WHAT IS NEEDED >>
Output the data word for word, dropping every image.

AVAILABLE DATA >>
----------
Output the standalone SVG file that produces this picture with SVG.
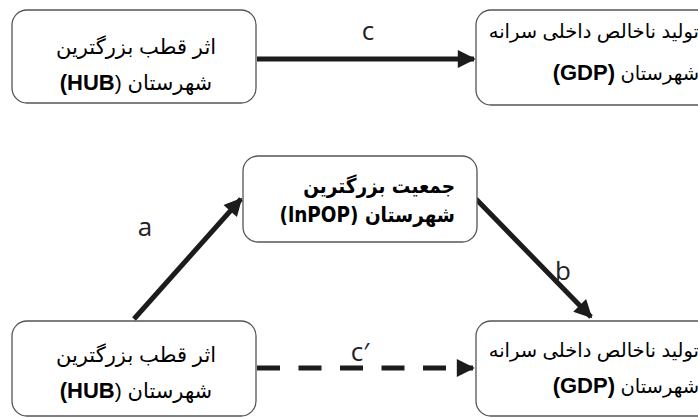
<svg xmlns="http://www.w3.org/2000/svg" width="698" height="418" viewBox="0 0 698 418">
<style>
.box{fill:#fff;stroke:#555;stroke-width:1.3}
.fa{font-family:"Liberation Sans","DejaVu Sans",sans-serif;font-size:21px;fill:#000;direction:rtl;unicode-bidi:embed}
.g{font-size:19.5px}
.b{font-weight:bold;font-size:22px}
.mid{font-family:"DejaVu Sans Condensed","DejaVu Sans","Liberation Sans",sans-serif;font-size:20.5px;font-weight:bold;fill:#000;direction:rtl;unicode-bidi:embed}
.lbl{font-family:"Open Sans","Liberation Sans",sans-serif;font-size:26px;fill:#222;text-anchor:middle}
.ln{stroke:#1c1c1c;stroke-width:5;fill:none}
</style>
<defs>
<marker id="ah" viewBox="0 0 10 10" refX="9" refY="5" markerWidth="4.2" markerHeight="3.6" markerUnits="strokeWidth" orient="auto">
<path d="M0,0 L10,5 L0,10 z" fill="#1c1c1c"/>
</marker>
</defs>
<g id="connectors">
<line class="ln" x1="257" y1="59" x2="474" y2="59" marker-end="url(#ah)"/>
<line class="ln" x1="134" y1="319" x2="241" y2="199" marker-end="url(#ah)"/>
<line class="ln" x1="476" y1="199" x2="591" y2="317" marker-end="url(#ah)"/>
<line class="ln" x1="257" y1="368" x2="473" y2="368" stroke-dasharray="23 18.5" marker-end="url(#ah)"/>
<text class="lbl" x="368" y="40">c</text>
<text class="lbl" x="145" y="236">a</text>
<text class="lbl" x="563" y="280">b</text>
<text class="lbl" x="360" y="361">c′</text>
</g>
<g id="hub-top">
<rect class="box" x="12" y="10" width="244" height="93" rx="15"/>
<text class="fa" x="136" y="54" text-anchor="middle">اثر قطب بزرگترین</text>
<text class="fa" x="136" y="90" text-anchor="middle">شهرستان (<tspan class="b">HUB)</tspan></text>
</g>
<g id="gdp-top">
<rect class="box" x="476" y="10" width="262" height="95" rx="15"/>
<text class="fa g" x="699" y="38" text-anchor="start">تولید ناخالص داخلی سرانه</text>
<text class="fa g" x="699" y="80" text-anchor="start">شهرستان <tspan class="b">(GDP)</tspan></text>
</g>
<g id="pop">
<rect class="box" x="243" y="156" width="234" height="86" rx="15"/>
<text class="mid" x="455" y="193" text-anchor="start">جمعیت بزرگترین</text>
<text class="mid" x="455" y="222" text-anchor="start">شهرستان (lnPOP)</text>
</g>
<g id="hub-bottom">
<rect class="box" x="12" y="321" width="244" height="95" rx="15"/>
<text class="fa" x="136" y="362" text-anchor="middle">اثر قطب بزرگترین</text>
<text class="fa" x="136" y="398" text-anchor="middle">شهرستان (<tspan class="b">HUB)</tspan></text>
</g>
<g id="gdp-bottom">
<rect class="box" x="476" y="321" width="262" height="95" rx="15"/>
<text class="fa g" x="699" y="357" text-anchor="start">تولید ناخالص داخلی سرانه</text>
<text class="fa g" x="699" y="393" text-anchor="start">شهرستان <tspan class="b">(GDP)</tspan></text>
</g>
</svg>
----------
SOLUTION >>
Output the standalone SVG file that produces this picture with SVG.
<svg xmlns="http://www.w3.org/2000/svg" width="698" height="418" viewBox="0 0 698 418">
<style>
.box{fill:#fff;stroke:#555;stroke-width:1.3}
.fa{font-family:"Liberation Sans","DejaVu Sans",sans-serif;font-size:21px;fill:#000;direction:rtl;unicode-bidi:embed}
.g{font-size:19.5px}
.b{font-weight:bold;font-size:22px}
.mid{font-family:"DejaVu Sans Condensed","DejaVu Sans","Liberation Sans",sans-serif;font-size:20.5px;font-weight:bold;fill:#000;direction:rtl;unicode-bidi:embed}
.lbl{font-family:"Open Sans","Liberation Sans",sans-serif;font-size:26px;fill:#222;text-anchor:middle}
.ln{stroke:#1c1c1c;stroke-width:5;fill:none}
</style>
<defs>
<marker id="ah" viewBox="0 0 10 10" refX="9" refY="5" markerWidth="4.2" markerHeight="3.6" markerUnits="strokeWidth" orient="auto">
<path d="M0,0 L10,5 L0,10 z" fill="#1c1c1c"/>
</marker>
</defs>
<g id="connectors">
<line class="ln" x1="257" y1="59" x2="474" y2="59" marker-end="url(#ah)"/>
<line class="ln" x1="134" y1="319" x2="241" y2="199" marker-end="url(#ah)"/>
<line class="ln" x1="476" y1="199" x2="591" y2="317" marker-end="url(#ah)"/>
<line class="ln" x1="257" y1="368" x2="473" y2="368" stroke-dasharray="23 18.5" marker-end="url(#ah)"/>
<text class="lbl" x="368" y="40">c</text>
<text class="lbl" x="145" y="236">a</text>
<text class="lbl" x="563" y="280">b</text>
<text class="lbl" x="360" y="361">c′</text>
</g>
<g id="hub-top">
<rect class="box" x="12" y="10" width="244" height="93" rx="15"/>
<text class="fa" x="136" y="54" text-anchor="middle">اثر قطب بزرگترین</text>
<text class="fa" x="136" y="90" text-anchor="middle">شهرستان (<tspan class="b">HUB)</tspan></text>
</g>
<g id="gdp-top">
<rect class="box" x="476" y="10" width="262" height="95" rx="15"/>
<text class="fa g" x="699" y="38" text-anchor="start">تولید ناخالص داخلی سرانه</text>
<text class="fa g" x="699" y="80" text-anchor="start">شهرستان <tspan class="b">(GDP)</tspan></text>
</g>
<g id="pop">
<rect class="box" x="243" y="156" width="234" height="86" rx="15"/>
<text class="mid" x="455" y="193" text-anchor="start">جمعیت بزرگترین</text>
<text class="mid" x="455" y="222" text-anchor="start">شهرستان (lnPOP)</text>
</g>
<g id="hub-bottom">
<rect class="box" x="12" y="321" width="244" height="95" rx="15"/>
<text class="fa" x="136" y="362" text-anchor="middle">اثر قطب بزرگترین</text>
<text class="fa" x="136" y="398" text-anchor="middle">شهرستان (<tspan class="b">HUB)</tspan></text>
</g>
<g id="gdp-bottom">
<rect class="box" x="476" y="321" width="262" height="95" rx="15"/>
<text class="fa g" x="699" y="357" text-anchor="start">تولید ناخالص داخلی سرانه</text>
<text class="fa g" x="699" y="393" text-anchor="start">شهرستان <tspan class="b">(GDP)</tspan></text>
</g>
</svg>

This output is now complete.